◆ Written exercise: Keep to the lines from the line containing "Recreate this image" through the line containing "6.2e-5, 9.7e-5, 1.52e-4]": copy them exactly and leave every picture out.
## begin Material to process
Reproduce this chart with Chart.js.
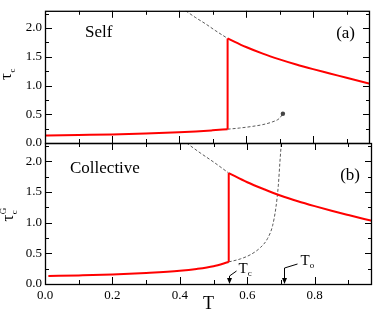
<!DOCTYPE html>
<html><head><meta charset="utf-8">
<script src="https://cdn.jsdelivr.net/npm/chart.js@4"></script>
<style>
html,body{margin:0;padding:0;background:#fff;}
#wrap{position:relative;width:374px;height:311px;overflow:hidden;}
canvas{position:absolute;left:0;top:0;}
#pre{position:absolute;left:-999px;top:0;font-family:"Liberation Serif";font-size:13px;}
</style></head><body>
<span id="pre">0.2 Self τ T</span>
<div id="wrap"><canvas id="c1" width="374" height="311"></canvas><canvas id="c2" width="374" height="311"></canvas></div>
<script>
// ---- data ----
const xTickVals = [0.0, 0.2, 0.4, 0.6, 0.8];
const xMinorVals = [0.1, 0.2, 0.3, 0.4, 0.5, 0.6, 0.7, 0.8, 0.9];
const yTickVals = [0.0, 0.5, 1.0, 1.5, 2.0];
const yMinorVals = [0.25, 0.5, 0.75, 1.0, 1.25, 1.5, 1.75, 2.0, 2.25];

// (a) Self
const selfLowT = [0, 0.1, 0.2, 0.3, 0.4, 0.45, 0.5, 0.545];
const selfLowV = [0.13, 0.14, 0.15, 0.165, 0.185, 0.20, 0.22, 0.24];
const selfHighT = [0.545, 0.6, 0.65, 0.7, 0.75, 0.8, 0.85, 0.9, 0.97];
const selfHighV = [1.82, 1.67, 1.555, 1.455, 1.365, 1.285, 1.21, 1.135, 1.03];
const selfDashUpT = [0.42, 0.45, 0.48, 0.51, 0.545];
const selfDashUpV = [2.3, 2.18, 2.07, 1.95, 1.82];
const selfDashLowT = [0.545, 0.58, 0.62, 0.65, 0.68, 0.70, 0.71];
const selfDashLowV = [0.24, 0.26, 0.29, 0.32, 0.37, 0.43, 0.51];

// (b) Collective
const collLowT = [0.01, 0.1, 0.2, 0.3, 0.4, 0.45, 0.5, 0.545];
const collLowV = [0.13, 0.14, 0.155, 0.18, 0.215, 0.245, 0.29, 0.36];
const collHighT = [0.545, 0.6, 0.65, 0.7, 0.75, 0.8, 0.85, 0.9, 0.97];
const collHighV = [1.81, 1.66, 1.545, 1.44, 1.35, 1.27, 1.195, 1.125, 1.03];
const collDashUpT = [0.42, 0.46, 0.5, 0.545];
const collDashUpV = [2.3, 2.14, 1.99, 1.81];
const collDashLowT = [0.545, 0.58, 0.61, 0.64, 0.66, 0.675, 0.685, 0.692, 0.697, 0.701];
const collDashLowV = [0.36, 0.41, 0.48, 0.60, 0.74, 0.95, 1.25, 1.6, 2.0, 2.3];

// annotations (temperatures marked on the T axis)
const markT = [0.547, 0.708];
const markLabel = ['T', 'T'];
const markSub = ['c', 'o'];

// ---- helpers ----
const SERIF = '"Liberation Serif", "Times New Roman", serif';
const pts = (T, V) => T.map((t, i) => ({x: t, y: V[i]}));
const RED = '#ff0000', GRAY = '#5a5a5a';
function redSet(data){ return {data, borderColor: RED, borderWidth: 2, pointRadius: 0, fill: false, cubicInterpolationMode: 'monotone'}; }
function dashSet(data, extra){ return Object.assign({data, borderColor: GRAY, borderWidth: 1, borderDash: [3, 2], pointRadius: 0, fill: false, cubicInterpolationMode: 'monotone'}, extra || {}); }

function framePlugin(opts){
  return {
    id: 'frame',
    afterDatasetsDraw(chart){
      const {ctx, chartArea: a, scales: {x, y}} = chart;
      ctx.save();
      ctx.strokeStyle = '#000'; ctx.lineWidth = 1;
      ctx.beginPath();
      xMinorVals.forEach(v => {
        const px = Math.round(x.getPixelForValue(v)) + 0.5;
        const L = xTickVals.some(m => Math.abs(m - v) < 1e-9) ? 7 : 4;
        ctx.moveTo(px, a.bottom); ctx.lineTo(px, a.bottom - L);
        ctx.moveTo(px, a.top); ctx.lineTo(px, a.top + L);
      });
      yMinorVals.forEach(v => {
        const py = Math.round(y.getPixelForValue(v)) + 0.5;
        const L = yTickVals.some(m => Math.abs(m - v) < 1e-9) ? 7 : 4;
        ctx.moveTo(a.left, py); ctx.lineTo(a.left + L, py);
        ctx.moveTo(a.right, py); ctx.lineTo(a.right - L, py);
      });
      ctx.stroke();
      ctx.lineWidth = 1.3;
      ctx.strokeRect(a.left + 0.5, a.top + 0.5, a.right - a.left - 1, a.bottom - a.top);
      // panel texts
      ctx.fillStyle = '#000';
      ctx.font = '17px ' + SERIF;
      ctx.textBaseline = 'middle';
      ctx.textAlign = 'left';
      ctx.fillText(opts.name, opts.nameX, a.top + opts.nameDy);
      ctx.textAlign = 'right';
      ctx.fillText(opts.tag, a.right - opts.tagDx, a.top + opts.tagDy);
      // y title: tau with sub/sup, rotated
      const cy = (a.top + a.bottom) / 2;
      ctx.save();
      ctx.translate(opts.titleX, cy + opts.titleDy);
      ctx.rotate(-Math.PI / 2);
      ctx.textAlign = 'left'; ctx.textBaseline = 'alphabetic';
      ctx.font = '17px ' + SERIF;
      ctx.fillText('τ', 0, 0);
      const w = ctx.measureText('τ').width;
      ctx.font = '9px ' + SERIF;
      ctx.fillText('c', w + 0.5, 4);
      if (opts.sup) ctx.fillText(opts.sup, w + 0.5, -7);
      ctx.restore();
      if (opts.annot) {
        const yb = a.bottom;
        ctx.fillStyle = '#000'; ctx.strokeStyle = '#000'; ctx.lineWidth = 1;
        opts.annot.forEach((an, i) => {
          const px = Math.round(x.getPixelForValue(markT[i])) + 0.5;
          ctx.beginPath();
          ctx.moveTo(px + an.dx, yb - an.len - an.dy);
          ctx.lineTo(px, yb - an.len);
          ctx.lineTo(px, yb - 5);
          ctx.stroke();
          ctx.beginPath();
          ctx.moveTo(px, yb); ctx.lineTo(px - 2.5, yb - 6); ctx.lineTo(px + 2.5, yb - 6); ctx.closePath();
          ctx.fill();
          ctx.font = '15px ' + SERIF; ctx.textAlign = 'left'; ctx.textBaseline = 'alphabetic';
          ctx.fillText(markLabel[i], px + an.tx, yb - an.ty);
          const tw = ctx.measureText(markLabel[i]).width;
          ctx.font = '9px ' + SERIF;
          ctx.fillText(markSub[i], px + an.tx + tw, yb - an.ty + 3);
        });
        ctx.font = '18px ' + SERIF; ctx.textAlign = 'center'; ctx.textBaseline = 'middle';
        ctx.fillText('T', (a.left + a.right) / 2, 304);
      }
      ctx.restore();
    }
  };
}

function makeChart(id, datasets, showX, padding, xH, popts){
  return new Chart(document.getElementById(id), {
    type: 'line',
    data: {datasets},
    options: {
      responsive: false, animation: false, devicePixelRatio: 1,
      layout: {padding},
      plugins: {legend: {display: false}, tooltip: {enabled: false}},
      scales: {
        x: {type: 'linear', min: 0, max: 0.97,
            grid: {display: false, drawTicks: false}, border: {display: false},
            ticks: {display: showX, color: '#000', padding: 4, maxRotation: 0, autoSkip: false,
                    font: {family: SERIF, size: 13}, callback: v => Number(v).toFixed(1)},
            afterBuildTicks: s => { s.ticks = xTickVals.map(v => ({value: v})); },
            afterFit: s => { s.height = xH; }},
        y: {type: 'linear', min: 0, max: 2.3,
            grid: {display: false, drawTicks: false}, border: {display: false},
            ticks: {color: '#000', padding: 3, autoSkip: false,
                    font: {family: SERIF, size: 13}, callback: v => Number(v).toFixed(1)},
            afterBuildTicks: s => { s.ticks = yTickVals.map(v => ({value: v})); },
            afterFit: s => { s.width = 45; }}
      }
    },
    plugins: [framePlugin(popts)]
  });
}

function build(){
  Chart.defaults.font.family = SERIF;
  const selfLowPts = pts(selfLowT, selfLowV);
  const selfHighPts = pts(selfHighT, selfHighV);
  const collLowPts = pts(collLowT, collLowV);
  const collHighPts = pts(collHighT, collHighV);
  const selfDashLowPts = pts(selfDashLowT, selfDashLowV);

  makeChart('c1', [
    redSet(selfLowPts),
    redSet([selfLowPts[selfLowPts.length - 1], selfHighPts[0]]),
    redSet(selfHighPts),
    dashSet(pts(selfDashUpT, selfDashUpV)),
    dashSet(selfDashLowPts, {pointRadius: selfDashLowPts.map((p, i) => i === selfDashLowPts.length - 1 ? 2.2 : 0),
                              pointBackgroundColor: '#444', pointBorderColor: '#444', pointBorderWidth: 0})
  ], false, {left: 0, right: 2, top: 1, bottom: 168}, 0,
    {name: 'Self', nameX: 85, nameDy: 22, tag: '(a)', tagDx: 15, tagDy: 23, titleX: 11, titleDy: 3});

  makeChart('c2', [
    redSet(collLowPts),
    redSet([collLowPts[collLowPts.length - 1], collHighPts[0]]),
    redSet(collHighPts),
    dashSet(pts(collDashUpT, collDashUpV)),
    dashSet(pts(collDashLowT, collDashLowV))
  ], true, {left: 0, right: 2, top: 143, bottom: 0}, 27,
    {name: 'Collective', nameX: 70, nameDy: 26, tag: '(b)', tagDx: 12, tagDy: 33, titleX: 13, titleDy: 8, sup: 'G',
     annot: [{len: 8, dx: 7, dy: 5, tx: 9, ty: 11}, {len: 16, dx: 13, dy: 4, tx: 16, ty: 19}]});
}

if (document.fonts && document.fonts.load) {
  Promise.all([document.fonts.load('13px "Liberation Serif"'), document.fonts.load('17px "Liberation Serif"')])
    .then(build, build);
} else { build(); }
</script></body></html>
## end Material to process
## begin Material to process
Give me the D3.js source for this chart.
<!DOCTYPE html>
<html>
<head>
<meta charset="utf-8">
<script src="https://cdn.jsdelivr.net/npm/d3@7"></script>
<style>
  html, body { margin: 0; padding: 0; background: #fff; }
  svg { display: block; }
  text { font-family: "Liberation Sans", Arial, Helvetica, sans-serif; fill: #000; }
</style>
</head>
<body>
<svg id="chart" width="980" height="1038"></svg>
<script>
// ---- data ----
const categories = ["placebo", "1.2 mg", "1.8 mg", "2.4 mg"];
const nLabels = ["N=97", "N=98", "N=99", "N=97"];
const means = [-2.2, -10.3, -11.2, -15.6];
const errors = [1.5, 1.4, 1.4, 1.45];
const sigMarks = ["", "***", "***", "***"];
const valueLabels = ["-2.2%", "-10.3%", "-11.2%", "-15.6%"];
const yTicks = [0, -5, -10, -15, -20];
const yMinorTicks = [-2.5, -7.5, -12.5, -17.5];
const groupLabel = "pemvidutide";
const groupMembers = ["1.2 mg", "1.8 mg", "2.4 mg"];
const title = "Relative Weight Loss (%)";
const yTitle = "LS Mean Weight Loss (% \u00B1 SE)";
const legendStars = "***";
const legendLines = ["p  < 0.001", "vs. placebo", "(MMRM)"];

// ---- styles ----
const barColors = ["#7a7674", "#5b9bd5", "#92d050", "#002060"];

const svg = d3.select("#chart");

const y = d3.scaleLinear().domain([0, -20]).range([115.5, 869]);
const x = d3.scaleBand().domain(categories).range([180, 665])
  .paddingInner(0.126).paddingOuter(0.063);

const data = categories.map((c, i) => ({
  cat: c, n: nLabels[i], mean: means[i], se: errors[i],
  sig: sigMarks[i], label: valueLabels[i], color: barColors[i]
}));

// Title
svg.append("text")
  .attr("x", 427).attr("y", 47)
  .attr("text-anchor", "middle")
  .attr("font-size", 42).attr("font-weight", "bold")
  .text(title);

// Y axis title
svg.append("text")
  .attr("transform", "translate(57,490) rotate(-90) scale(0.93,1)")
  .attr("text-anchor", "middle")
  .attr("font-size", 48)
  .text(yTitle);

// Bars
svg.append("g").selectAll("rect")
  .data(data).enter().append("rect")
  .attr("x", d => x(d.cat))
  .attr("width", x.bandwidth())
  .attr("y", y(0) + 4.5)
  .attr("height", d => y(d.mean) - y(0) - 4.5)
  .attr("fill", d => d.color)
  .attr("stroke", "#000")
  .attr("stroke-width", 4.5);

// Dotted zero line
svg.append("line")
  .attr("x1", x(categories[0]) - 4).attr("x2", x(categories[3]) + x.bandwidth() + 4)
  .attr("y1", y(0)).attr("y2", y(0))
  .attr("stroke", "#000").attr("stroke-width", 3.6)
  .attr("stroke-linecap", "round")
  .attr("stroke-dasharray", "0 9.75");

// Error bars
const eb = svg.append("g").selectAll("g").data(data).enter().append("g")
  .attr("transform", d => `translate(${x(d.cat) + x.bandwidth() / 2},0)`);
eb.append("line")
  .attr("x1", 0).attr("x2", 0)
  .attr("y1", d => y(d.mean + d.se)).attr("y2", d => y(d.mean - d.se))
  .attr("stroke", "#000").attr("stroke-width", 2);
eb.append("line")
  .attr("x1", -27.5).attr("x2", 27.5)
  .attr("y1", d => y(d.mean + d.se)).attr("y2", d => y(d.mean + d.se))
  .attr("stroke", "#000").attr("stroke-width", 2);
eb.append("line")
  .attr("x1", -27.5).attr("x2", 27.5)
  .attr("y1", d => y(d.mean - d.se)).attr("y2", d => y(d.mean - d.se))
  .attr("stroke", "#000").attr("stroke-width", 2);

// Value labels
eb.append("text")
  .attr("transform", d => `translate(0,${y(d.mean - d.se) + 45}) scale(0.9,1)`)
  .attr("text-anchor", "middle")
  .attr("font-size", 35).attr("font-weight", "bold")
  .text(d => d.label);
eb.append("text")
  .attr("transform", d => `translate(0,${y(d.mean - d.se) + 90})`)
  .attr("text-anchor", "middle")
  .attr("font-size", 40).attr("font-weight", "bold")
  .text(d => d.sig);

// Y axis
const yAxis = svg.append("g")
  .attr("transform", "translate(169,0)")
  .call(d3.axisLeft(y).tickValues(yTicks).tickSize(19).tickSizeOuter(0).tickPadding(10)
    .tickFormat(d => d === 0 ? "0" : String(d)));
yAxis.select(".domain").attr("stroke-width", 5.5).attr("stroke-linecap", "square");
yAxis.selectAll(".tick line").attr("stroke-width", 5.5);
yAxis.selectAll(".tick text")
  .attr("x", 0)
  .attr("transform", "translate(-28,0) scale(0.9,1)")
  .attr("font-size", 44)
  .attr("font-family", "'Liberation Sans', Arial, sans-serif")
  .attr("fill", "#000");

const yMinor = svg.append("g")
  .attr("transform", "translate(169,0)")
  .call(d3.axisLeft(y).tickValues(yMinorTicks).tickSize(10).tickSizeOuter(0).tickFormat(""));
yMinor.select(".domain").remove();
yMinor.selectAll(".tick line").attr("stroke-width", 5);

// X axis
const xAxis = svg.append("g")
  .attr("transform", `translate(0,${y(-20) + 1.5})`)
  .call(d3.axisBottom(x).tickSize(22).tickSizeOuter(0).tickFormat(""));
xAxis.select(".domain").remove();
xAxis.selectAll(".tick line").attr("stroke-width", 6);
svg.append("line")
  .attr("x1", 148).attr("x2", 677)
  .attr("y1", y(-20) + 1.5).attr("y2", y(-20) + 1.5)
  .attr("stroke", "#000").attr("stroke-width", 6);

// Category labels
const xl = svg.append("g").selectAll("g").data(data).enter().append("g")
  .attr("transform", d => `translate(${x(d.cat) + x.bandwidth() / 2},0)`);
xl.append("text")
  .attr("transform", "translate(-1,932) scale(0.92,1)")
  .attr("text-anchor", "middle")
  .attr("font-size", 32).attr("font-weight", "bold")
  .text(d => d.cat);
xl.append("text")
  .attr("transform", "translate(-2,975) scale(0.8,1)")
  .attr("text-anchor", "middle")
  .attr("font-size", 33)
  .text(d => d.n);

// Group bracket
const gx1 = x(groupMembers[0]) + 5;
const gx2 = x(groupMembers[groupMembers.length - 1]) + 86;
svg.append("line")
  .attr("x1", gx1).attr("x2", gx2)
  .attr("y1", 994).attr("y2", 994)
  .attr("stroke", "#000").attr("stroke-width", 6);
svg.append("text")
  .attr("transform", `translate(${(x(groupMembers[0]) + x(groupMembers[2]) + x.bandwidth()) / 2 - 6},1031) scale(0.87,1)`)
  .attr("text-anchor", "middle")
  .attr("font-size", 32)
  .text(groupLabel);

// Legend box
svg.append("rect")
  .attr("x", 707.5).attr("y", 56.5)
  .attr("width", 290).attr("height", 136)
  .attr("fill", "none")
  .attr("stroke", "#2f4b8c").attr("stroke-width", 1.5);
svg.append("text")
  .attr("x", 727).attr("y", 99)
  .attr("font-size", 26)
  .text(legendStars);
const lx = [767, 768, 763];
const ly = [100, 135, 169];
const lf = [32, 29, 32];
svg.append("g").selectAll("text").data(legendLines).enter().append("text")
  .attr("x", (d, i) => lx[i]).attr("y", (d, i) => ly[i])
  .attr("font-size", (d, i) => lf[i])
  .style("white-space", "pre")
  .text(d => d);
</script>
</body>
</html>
## end Material to process
## begin Material to process
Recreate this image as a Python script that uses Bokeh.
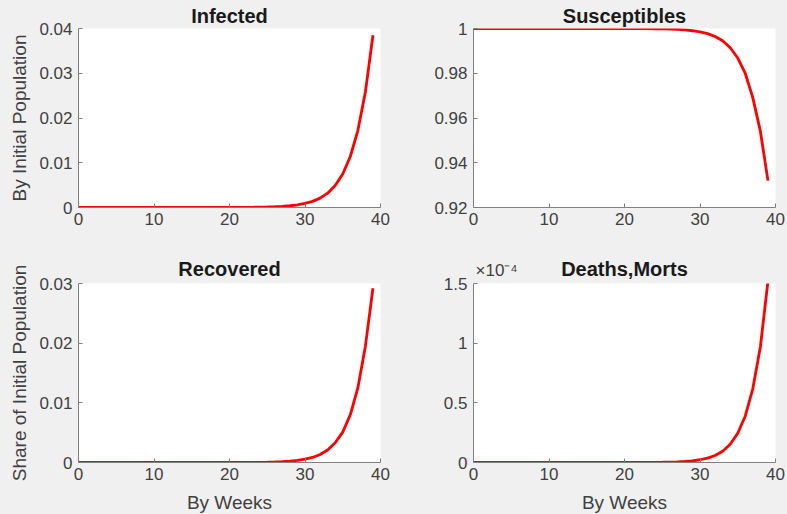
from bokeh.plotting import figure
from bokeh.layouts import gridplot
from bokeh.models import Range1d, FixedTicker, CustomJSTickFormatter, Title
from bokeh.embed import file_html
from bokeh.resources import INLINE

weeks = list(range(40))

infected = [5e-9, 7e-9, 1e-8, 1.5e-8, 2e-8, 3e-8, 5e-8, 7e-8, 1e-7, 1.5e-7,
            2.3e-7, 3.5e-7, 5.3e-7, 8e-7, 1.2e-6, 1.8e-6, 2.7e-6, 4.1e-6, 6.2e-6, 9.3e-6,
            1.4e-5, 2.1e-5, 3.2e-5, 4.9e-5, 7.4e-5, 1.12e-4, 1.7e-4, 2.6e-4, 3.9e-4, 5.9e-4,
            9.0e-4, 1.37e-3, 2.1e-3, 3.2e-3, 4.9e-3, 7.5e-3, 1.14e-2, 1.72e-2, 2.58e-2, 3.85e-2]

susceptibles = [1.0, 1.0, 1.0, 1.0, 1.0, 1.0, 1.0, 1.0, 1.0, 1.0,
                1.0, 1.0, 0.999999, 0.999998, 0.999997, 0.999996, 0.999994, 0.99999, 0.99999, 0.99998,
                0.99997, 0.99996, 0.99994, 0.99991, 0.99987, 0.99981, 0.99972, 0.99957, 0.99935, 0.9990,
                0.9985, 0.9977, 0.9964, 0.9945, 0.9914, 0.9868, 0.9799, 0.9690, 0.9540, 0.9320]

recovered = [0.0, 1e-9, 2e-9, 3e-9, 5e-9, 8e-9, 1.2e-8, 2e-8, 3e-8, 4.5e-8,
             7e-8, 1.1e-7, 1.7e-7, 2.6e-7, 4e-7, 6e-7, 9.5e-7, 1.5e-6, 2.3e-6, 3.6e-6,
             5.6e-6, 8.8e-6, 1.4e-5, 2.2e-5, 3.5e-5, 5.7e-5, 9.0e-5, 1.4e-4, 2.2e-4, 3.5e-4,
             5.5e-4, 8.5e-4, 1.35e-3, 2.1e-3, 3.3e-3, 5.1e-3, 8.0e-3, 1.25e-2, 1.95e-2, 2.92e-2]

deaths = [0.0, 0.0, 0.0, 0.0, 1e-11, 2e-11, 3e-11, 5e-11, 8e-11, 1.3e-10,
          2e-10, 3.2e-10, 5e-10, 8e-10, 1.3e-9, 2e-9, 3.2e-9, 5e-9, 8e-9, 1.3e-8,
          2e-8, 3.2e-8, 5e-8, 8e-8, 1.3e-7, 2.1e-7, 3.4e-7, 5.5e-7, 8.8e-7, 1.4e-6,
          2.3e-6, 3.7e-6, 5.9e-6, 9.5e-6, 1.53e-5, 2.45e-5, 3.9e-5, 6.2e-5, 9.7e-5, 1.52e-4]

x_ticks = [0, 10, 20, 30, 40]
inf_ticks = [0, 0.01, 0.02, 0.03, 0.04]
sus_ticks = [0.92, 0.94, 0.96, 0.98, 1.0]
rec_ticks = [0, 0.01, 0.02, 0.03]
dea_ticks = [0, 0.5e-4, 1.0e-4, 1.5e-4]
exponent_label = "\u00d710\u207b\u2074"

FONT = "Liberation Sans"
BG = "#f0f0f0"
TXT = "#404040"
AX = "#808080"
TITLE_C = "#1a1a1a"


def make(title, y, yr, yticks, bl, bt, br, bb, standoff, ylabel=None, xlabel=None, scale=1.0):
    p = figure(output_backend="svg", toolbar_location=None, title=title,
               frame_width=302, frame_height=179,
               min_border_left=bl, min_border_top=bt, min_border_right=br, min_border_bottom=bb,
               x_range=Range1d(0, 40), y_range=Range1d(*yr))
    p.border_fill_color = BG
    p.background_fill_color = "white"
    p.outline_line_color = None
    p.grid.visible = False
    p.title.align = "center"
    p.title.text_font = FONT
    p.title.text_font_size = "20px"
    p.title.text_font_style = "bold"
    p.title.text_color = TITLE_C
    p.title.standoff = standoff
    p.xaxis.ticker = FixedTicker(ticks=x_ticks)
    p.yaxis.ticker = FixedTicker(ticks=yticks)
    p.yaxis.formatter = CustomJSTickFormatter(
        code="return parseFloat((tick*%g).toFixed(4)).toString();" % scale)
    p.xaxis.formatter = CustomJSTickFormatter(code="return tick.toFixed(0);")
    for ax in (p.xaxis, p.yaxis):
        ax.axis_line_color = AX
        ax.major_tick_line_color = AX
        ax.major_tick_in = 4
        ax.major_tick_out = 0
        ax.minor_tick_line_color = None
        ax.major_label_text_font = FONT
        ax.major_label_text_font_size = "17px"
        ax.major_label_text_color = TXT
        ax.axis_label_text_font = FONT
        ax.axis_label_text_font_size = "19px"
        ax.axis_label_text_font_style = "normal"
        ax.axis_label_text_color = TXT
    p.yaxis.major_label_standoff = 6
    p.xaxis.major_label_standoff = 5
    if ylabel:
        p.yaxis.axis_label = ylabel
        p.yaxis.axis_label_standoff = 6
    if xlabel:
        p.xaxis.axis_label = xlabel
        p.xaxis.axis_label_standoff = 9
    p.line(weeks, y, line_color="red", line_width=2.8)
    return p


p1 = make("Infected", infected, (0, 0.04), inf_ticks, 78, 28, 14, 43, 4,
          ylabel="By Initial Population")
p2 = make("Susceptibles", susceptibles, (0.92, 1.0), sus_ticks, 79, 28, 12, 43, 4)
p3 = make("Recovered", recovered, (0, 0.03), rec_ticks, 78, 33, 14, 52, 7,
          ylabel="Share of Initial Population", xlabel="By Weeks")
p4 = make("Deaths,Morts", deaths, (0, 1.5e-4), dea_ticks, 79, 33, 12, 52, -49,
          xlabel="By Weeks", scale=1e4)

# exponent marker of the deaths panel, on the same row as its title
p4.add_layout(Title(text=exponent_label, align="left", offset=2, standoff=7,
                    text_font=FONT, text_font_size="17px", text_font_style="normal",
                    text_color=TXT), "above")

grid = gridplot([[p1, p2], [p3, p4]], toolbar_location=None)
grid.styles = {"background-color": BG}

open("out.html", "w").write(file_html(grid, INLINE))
## end Material to process
◆ Result below:
Recreate this image as a Python script that uses Bokeh.
from bokeh.plotting import figure
from bokeh.layouts import gridplot
from bokeh.models import Range1d, FixedTicker, CustomJSTickFormatter, Title
from bokeh.embed import file_html
from bokeh.resources import INLINE

weeks = list(range(40))

infected = [5e-9, 7e-9, 1e-8, 1.5e-8, 2e-8, 3e-8, 5e-8, 7e-8, 1e-7, 1.5e-7,
            2.3e-7, 3.5e-7, 5.3e-7, 8e-7, 1.2e-6, 1.8e-6, 2.7e-6, 4.1e-6, 6.2e-6, 9.3e-6,
            1.4e-5, 2.1e-5, 3.2e-5, 4.9e-5, 7.4e-5, 1.12e-4, 1.7e-4, 2.6e-4, 3.9e-4, 5.9e-4,
            9.0e-4, 1.37e-3, 2.1e-3, 3.2e-3, 4.9e-3, 7.5e-3, 1.14e-2, 1.72e-2, 2.58e-2, 3.85e-2]

susceptibles = [1.0, 1.0, 1.0, 1.0, 1.0, 1.0, 1.0, 1.0, 1.0, 1.0,
                1.0, 1.0, 0.999999, 0.999998, 0.999997, 0.999996, 0.999994, 0.99999, 0.99999, 0.99998,
                0.99997, 0.99996, 0.99994, 0.99991, 0.99987, 0.99981, 0.99972, 0.99957, 0.99935, 0.9990,
                0.9985, 0.9977, 0.9964, 0.9945, 0.9914, 0.9868, 0.9799, 0.9690, 0.9540, 0.9320]

recovered = [0.0, 1e-9, 2e-9, 3e-9, 5e-9, 8e-9, 1.2e-8, 2e-8, 3e-8, 4.5e-8,
             7e-8, 1.1e-7, 1.7e-7, 2.6e-7, 4e-7, 6e-7, 9.5e-7, 1.5e-6, 2.3e-6, 3.6e-6,
             5.6e-6, 8.8e-6, 1.4e-5, 2.2e-5, 3.5e-5, 5.7e-5, 9.0e-5, 1.4e-4, 2.2e-4, 3.5e-4,
             5.5e-4, 8.5e-4, 1.35e-3, 2.1e-3, 3.3e-3, 5.1e-3, 8.0e-3, 1.25e-2, 1.95e-2, 2.92e-2]

deaths = [0.0, 0.0, 0.0, 0.0, 1e-11, 2e-11, 3e-11, 5e-11, 8e-11, 1.3e-10,
          2e-10, 3.2e-10, 5e-10, 8e-10, 1.3e-9, 2e-9, 3.2e-9, 5e-9, 8e-9, 1.3e-8,
          2e-8, 3.2e-8, 5e-8, 8e-8, 1.3e-7, 2.1e-7, 3.4e-7, 5.5e-7, 8.8e-7, 1.4e-6,
          2.3e-6, 3.7e-6, 5.9e-6, 9.5e-6, 1.53e-5, 2.45e-5, 3.9e-5, 6.2e-5, 9.7e-5, 1.52e-4]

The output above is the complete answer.